The exercise
Copy everything in the listing below word for word, apart from any images.

___

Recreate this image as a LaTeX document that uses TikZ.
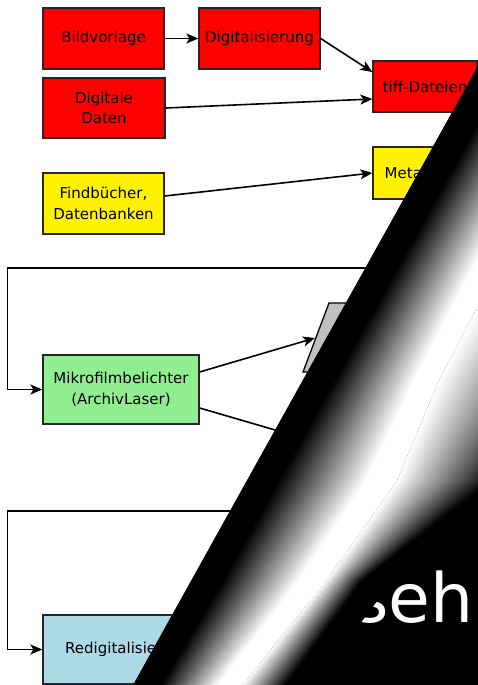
\documentclass[tikz,border=0pt]{standalone}
\usepackage{fontspec}
\setmainfont{DejaVu Sans}
\usetikzlibrary{arrows.meta,calc}
\definecolor{mygreen}{HTML}{90EE90}
\definecolor{myblue}{HTML}{ADD8E6}
\definecolor{mygrey}{HTML}{C0C0C0}
\begin{document}
\begin{tikzpicture}[x=1pt,y=-1pt,
  every node/.style={font=\fontsize{15}{20.5}\selectfont},
  box/.style={draw=black!85, line width=1.3pt, inner sep=0pt, align=center},
  conn/.style={draw=black, line width=1.6pt, -{Stealth[length=12pt,width=10pt,inset=3pt]}}]
\useasboundingbox (0,0) rectangle (478,685);

% boxes
\node[box, fill=red, minimum width=121pt, minimum height=61pt] (bild) at (103.5,38.5) {Bildvorlage};
\node[box, fill=red, minimum width=121pt, minimum height=61pt] (digi) at (259.5,38.5) {Digitalisierung};
\node[box, fill=red, minimum width=122pt, minimum height=60pt] (dd) at (104,108) {Digitale\\Daten};
\node[box, fill=red, minimum width=104pt, minimum height=51pt] (tiff) at (425,86.5) {tiff-Dateien};
\node[box, fill=yellow, minimum width=121pt, minimum height=61pt] (findb) at (103.5,203.5) {Findbücher,\\Datenbanken};
\node[box, fill=yellow, minimum width=104pt, minimum height=52pt] (meta) at (425,173) {Metadaten};
\node[box, fill=mygreen, minimum width=156pt, minimum height=69pt] (mikro) at (121,389.5) {Mikrofilmbelichter\\(ArchivLaser)};
\node[box, fill=myblue, minimum width=170pt, minimum height=69pt] (redig) at (128,649.5) {Redigitalisierung};
\draw[fill=mygrey, draw=black, line width=1.3pt] (329,303) -- (460,303) -- (434,372) -- (303,372) -- cycle;
\coordinate (paraW) at (315,338);
\coordinate (mhid) at (330,446);
\coordinate (loopA) at (470,268);
\coordinate (loopB) at (330,511);

% connectors
\draw[conn] (bild.east) -- (digi.west);
\draw[conn] (digi.east) -- ([yshift=14.5pt]tiff.west);
\draw[conn] (dd.east) -- ([yshift=-12.5pt]tiff.west);
\draw[conn] ([yshift=7.5pt]findb.east) -- (meta.west);
\draw[conn] (loopA) -| ([xshift=-35pt]mikro.west) -- (mikro.west);
\draw[conn] ([yshift=17.5pt]mikro.east) -- (paraW);
\draw[conn] ([yshift=-18.5pt]mikro.east) -- (mhid);
\draw[conn] (loopB) -| ([xshift=-35pt]redig.west) -- (redig.west);

% page curl
\begin{scope}
\clip (0,0) rectangle (478,685);
\foreach \n/\y/\f/\d/\w/\a/\b/\o in {
  1/40/492.4/524.4/600.4/624.4/850/880,
  2/260/369.9/401.9/477.9/501.9/680/710,
  3/380/303.0/335.0/415.0/439.0/574/600,
  4/480/247.3/279.3/367.3/397.3/492/505,
  5/580/191.6/223.6/299.6/326.6/363/393,
  6/690/130.4/158.4/214.4/238.4/282/310}{
  \coordinate (cF\n) at (\f,\y);
  \coordinate (cD\n) at (\d,\y);
  \coordinate (cW\n) at (\w,\y);
  \coordinate (cA\n) at (\a,\y);
  \coordinate (cB\n) at (\b,\y);
  \coordinate (cO\n) at (\o,\y);
}
\fill[black] (cF1) -- (cF6) -- (700,690) -- (700,40) -- cycle;
\node[text=white, font=\fontsize{68}{68}\selectfont, anchor=base east, inner sep=0pt] (seh) at (474,622) {seh};
% flap base
\fill[black] (cF1) \foreach \j in {2,...,6}{ -- (cF\j) } \foreach \j in {6,5,...,1}{ -- (cO\j) } -- cycle;
% ramp black -> white
\foreach \i in {0,...,39}{
  \pgfmathsetmacro\ta{\i/40}
  \pgfmathsetmacro\tb{(\i+1.6)/40}
  \pgfmathtruncatemacro\pc{100-100*(\i+0.5)/40}
  \fill[black!\pc] ($(cD1)!\ta!(cW1)$) \foreach \j in {2,...,6}{ -- ($(cD\j)!\ta!(cW\j)$) } \foreach \j in {6,5,...,1}{ -- ($(cD\j)!\tb!(cW\j)$) } -- cycle;
}
% white band
\fill[white] (cW1) \foreach \j in {2,...,6}{ -- (cW\j) } \foreach \j in {6,5,...,1}{ -- (cA\j) } -- cycle;
% ramp white -> black
\foreach \i in {0,...,39}{
  \pgfmathsetmacro\ta{\i/40}
  \pgfmathsetmacro\tb{(\i+1.6)/40}
  \pgfmathtruncatemacro\pc{100*(\i+0.5)/40}
  \fill[black!\pc] ($(cA1)!\ta!(cB1)$) \foreach \j in {2,...,6}{ -- ($(cA\j)!\ta!(cB\j)$) } \foreach \j in {6,5,...,1}{ -- ($(cA\j)!\tb!(cB\j)$) } -- cycle;
}
\end{scope}
\end{tikzpicture}
\end{document}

___

Full solution
Recreate this image as a LaTeX document that uses TikZ.
\documentclass[tikz,border=0pt]{standalone}
\usepackage{fontspec}
\setmainfont{DejaVu Sans}
\usetikzlibrary{arrows.meta,calc}
\definecolor{mygreen}{HTML}{90EE90}
\definecolor{myblue}{HTML}{ADD8E6}
\definecolor{mygrey}{HTML}{C0C0C0}
\begin{document}
\begin{tikzpicture}[x=1pt,y=-1pt,
  every node/.style={font=\fontsize{15}{20.5}\selectfont},
  box/.style={draw=black!85, line width=1.3pt, inner sep=0pt, align=center},
  conn/.style={draw=black, line width=1.6pt, -{Stealth[length=12pt,width=10pt,inset=3pt]}}]
\useasboundingbox (0,0) rectangle (478,685);

% boxes
\node[box, fill=red, minimum width=121pt, minimum height=61pt] (bild) at (103.5,38.5) {Bildvorlage};
\node[box, fill=red, minimum width=121pt, minimum height=61pt] (digi) at (259.5,38.5) {Digitalisierung};
\node[box, fill=red, minimum width=122pt, minimum height=60pt] (dd) at (104,108) {Digitale\\Daten};
\node[box, fill=red, minimum width=104pt, minimum height=51pt] (tiff) at (425,86.5) {tiff-Dateien};
\node[box, fill=yellow, minimum width=121pt, minimum height=61pt] (findb) at (103.5,203.5) {Findbücher,\\Datenbanken};
\node[box, fill=yellow, minimum width=104pt, minimum height=52pt] (meta) at (425,173) {Metadaten};
\node[box, fill=mygreen, minimum width=156pt, minimum height=69pt] (mikro) at (121,389.5) {Mikrofilmbelichter\\(ArchivLaser)};
\node[box, fill=myblue, minimum width=170pt, minimum height=69pt] (redig) at (128,649.5) {Redigitalisierung};
\draw[fill=mygrey, draw=black, line width=1.3pt] (329,303) -- (460,303) -- (434,372) -- (303,372) -- cycle;
\coordinate (paraW) at (315,338);
\coordinate (mhid) at (330,446);
\coordinate (loopA) at (470,268);
\coordinate (loopB) at (330,511);

% connectors
\draw[conn] (bild.east) -- (digi.west);
\draw[conn] (digi.east) -- ([yshift=14.5pt]tiff.west);
\draw[conn] (dd.east) -- ([yshift=-12.5pt]tiff.west);
\draw[conn] ([yshift=7.5pt]findb.east) -- (meta.west);
\draw[conn] (loopA) -| ([xshift=-35pt]mikro.west) -- (mikro.west);
\draw[conn] ([yshift=17.5pt]mikro.east) -- (paraW);
\draw[conn] ([yshift=-18.5pt]mikro.east) -- (mhid);
\draw[conn] (loopB) -| ([xshift=-35pt]redig.west) -- (redig.west);

% page curl
\begin{scope}
\clip (0,0) rectangle (478,685);
\foreach \n/\y/\f/\d/\w/\a/\b/\o in {
  1/40/492.4/524.4/600.4/624.4/850/880,
  2/260/369.9/401.9/477.9/501.9/680/710,
  3/380/303.0/335.0/415.0/439.0/574/600,
  4/480/247.3/279.3/367.3/397.3/492/505,
  5/580/191.6/223.6/299.6/326.6/363/393,
  6/690/130.4/158.4/214.4/238.4/282/310}{
  \coordinate (cF\n) at (\f,\y);
  \coordinate (cD\n) at (\d,\y);
  \coordinate (cW\n) at (\w,\y);
  \coordinate (cA\n) at (\a,\y);
  \coordinate (cB\n) at (\b,\y);
  \coordinate (cO\n) at (\o,\y);
}
\fill[black] (cF1) -- (cF6) -- (700,690) -- (700,40) -- cycle;
\node[text=white, font=\fontsize{68}{68}\selectfont, anchor=base east, inner sep=0pt] (seh) at (474,622) {seh};
% flap base
\fill[black] (cF1) \foreach \j in {2,...,6}{ -- (cF\j) } \foreach \j in {6,5,...,1}{ -- (cO\j) } -- cycle;
% ramp black -> white
\foreach \i in {0,...,39}{
  \pgfmathsetmacro\ta{\i/40}
  \pgfmathsetmacro\tb{(\i+1.6)/40}
  \pgfmathtruncatemacro\pc{100-100*(\i+0.5)/40}
  \fill[black!\pc] ($(cD1)!\ta!(cW1)$) \foreach \j in {2,...,6}{ -- ($(cD\j)!\ta!(cW\j)$) } \foreach \j in {6,5,...,1}{ -- ($(cD\j)!\tb!(cW\j)$) } -- cycle;
}
% white band
\fill[white] (cW1) \foreach \j in {2,...,6}{ -- (cW\j) } \foreach \j in {6,5,...,1}{ -- (cA\j) } -- cycle;
% ramp white -> black
\foreach \i in {0,...,39}{
  \pgfmathsetmacro\ta{\i/40}
  \pgfmathsetmacro\tb{(\i+1.6)/40}
  \pgfmathtruncatemacro\pc{100*(\i+0.5)/40}
  \fill[black!\pc] ($(cA1)!\ta!(cB1)$) \foreach \j in {2,...,6}{ -- ($(cA\j)!\ta!(cB\j)$) } \foreach \j in {6,5,...,1}{ -- ($(cA\j)!\tb!(cB\j)$) } -- cycle;
}
\end{scope}
\end{tikzpicture}
\end{document}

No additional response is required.